- Title card
- Directed by: Rudolf Ising
- Produced by: Hugh Harman Rudolf Ising Leon Schlesinger
- Starring: Johnny Murray Rochelle Hudson (both uncredited)
- Music by: Frank Marsales
- Animation by: Isadore Freleng Norm Blackburn
- Color process: Black and white
- Production companies: Harman-Ising Productions Leon Schlesinger Productions
- Distributed by: Warner Bros. Pictures The Vitaphone Corporation
- Release date: October 21, 1931; (earliest known date)
- Running time: 6:54
- Country: United States
- Language: English

= You Don't Know What You're Doin'! =

1931 film

You Don't Know What You're Doin'! is a 1931 American animated comedy short film.

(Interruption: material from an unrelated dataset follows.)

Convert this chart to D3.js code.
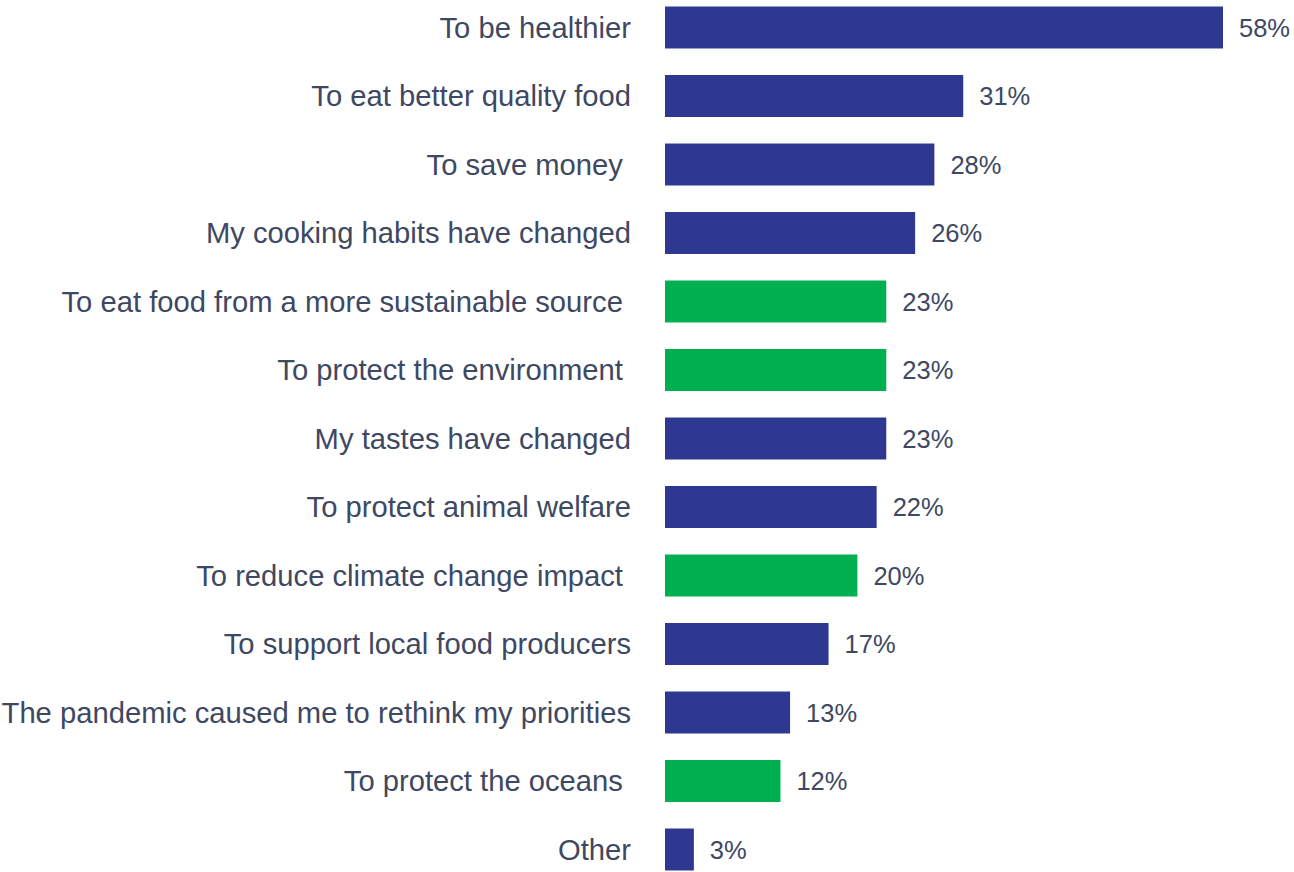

It is the fourth film in the Merrie Melodies series and the first starring Piggy, one of the series' early recurring characters. It was released as early as October 21, 1931. (Note: The earliest listing for this short was October 24. Because of the previous archived link, it likely premiered on October 17, since new cartoon shorts would premiere in theaters on Saturdays.) It was directed by Rudolf Ising.

==Plot==

The film

A jazz orchestra plays the titular song, attracting a great crowd. Piggy picks up his girlfriend Fluffy and takes her to a theater where the orchestra is playing. Piggy mocks the trumpet soloist, then crashes the stage to play a corny chorus of the 1873 hit "Silver Threads Among the Gold" on the saxophone. Three shabbily-dressed drunken dogs in the balcony, mock Piggy with the title song "You Don't Know What You're Doin'", as Piggy defends his self-perceived "talent", but ironically the dogs get the audience's applause for their talent in singing.

One of the dogs bounces on a drum and joins Piggy onstage. The dog drinks from a bottle of bootleg hootch and belches in Piggy's face. The fumes on his breath instantly intoxicate Piggy. Piggy snatches the booze and runs out of the theater with the dog chasing him. He pours some of it into the radiator of a car, which drives throughout the city while the dog chases them. Both hallucinate the city to be lifelike and more confusing through their intoxication. The dog continues to chase after Piggy, but both of them eventually end up in the back of a truck which dumps them into a landfill.

==Music==
The musical soundtrack was done by the then-nationally famous Abe Lyman Orchestra (though on some prints mis-attributed to the Gus Arnheim band), which adds a happy energy throughout the cartoon. The eccentric virtuoso trombone playing of Orlando "Slim" Martin is prominently featured. Martin played not only music but also some rather bizarre effects on his horn (the techniques he used to produce some of his sounds continue to puzzle other trombonists). His trombone solo representing the drunken automobile is especially memorable. The Schlesinger Studio had their sound effects department construct mechanical devices to roughly reproduce some of Martin's sounds, which became standard cartoon sound effects.

==Colorized version==
The short was redrawn colorized in 1987. This version suffered from many issues, such as missing frames and animation, making it much inferior to the original.

==Home media==
You Don't Know What You're Doin'! is available on Disc 3 of the Looney Tunes Golden Collection: Volume 6.